Exercise objective: Locate each line holding the string "this" and copy it.

Data shown:
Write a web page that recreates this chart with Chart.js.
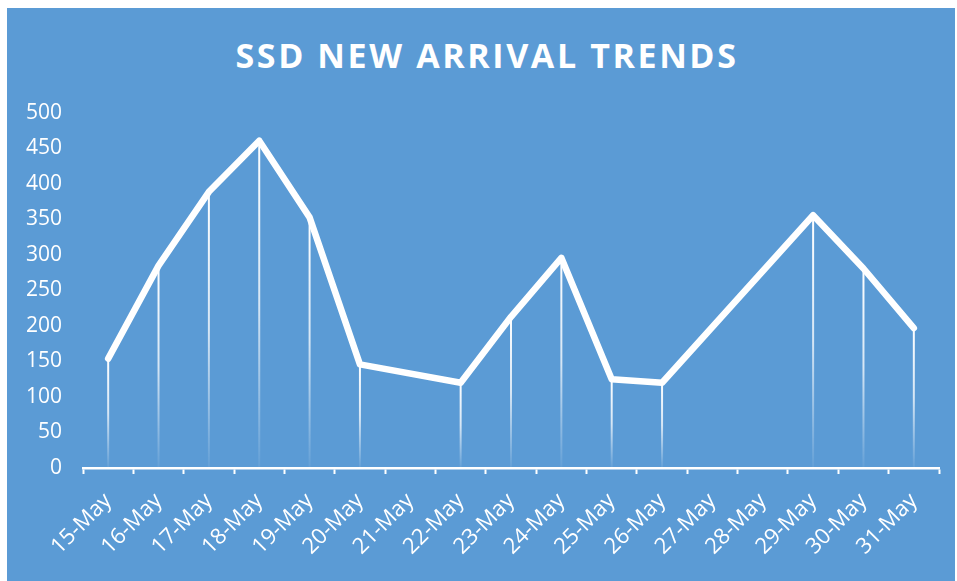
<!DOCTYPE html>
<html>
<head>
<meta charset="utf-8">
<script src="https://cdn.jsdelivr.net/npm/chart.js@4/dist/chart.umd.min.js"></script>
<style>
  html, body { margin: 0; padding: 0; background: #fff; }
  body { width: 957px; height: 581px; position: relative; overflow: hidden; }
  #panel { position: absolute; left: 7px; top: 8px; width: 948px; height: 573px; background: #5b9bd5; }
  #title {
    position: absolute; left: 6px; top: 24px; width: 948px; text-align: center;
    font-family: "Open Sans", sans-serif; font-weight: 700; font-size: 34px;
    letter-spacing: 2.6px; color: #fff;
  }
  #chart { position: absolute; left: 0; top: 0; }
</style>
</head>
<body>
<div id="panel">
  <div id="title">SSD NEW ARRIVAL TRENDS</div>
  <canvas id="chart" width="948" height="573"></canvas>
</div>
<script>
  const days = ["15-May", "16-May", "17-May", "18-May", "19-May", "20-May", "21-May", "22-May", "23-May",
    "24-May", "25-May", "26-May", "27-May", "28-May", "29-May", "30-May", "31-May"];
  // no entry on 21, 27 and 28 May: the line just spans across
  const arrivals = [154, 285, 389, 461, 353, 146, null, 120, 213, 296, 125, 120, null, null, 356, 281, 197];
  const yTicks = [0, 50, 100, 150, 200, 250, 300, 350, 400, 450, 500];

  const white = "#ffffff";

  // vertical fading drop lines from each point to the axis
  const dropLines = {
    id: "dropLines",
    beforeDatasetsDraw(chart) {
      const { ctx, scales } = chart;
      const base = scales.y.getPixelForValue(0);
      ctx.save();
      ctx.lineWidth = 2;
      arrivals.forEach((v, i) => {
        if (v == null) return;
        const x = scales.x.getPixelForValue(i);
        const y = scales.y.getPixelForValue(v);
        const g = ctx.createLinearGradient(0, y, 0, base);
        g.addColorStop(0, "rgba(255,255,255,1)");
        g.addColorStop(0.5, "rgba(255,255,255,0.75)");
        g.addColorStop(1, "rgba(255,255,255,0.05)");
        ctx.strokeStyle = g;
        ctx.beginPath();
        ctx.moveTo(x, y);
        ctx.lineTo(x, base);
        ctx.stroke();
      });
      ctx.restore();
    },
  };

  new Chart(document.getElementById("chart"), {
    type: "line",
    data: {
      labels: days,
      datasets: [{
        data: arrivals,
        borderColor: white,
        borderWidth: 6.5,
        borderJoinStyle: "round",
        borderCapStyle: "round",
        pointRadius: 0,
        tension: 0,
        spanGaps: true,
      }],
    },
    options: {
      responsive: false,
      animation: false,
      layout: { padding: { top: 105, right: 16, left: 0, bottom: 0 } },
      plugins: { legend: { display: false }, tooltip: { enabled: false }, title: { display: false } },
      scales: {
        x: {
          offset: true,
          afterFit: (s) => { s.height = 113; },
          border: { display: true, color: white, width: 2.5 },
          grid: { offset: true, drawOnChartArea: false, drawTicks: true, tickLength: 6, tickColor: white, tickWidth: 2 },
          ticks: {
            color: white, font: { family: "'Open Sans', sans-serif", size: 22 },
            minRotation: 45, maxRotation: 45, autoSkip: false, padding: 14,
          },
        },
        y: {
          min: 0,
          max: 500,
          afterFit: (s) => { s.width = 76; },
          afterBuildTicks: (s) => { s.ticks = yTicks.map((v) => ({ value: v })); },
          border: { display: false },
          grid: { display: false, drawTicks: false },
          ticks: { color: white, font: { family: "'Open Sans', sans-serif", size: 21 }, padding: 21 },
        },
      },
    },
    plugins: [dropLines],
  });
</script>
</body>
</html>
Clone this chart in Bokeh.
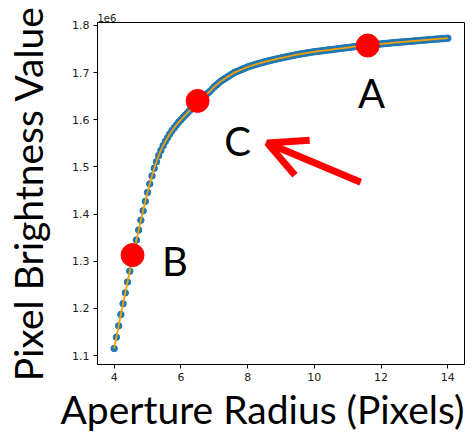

Result below:
Write a web page that recreates this chart with Chart.js.
Clone this chart in Bokeh.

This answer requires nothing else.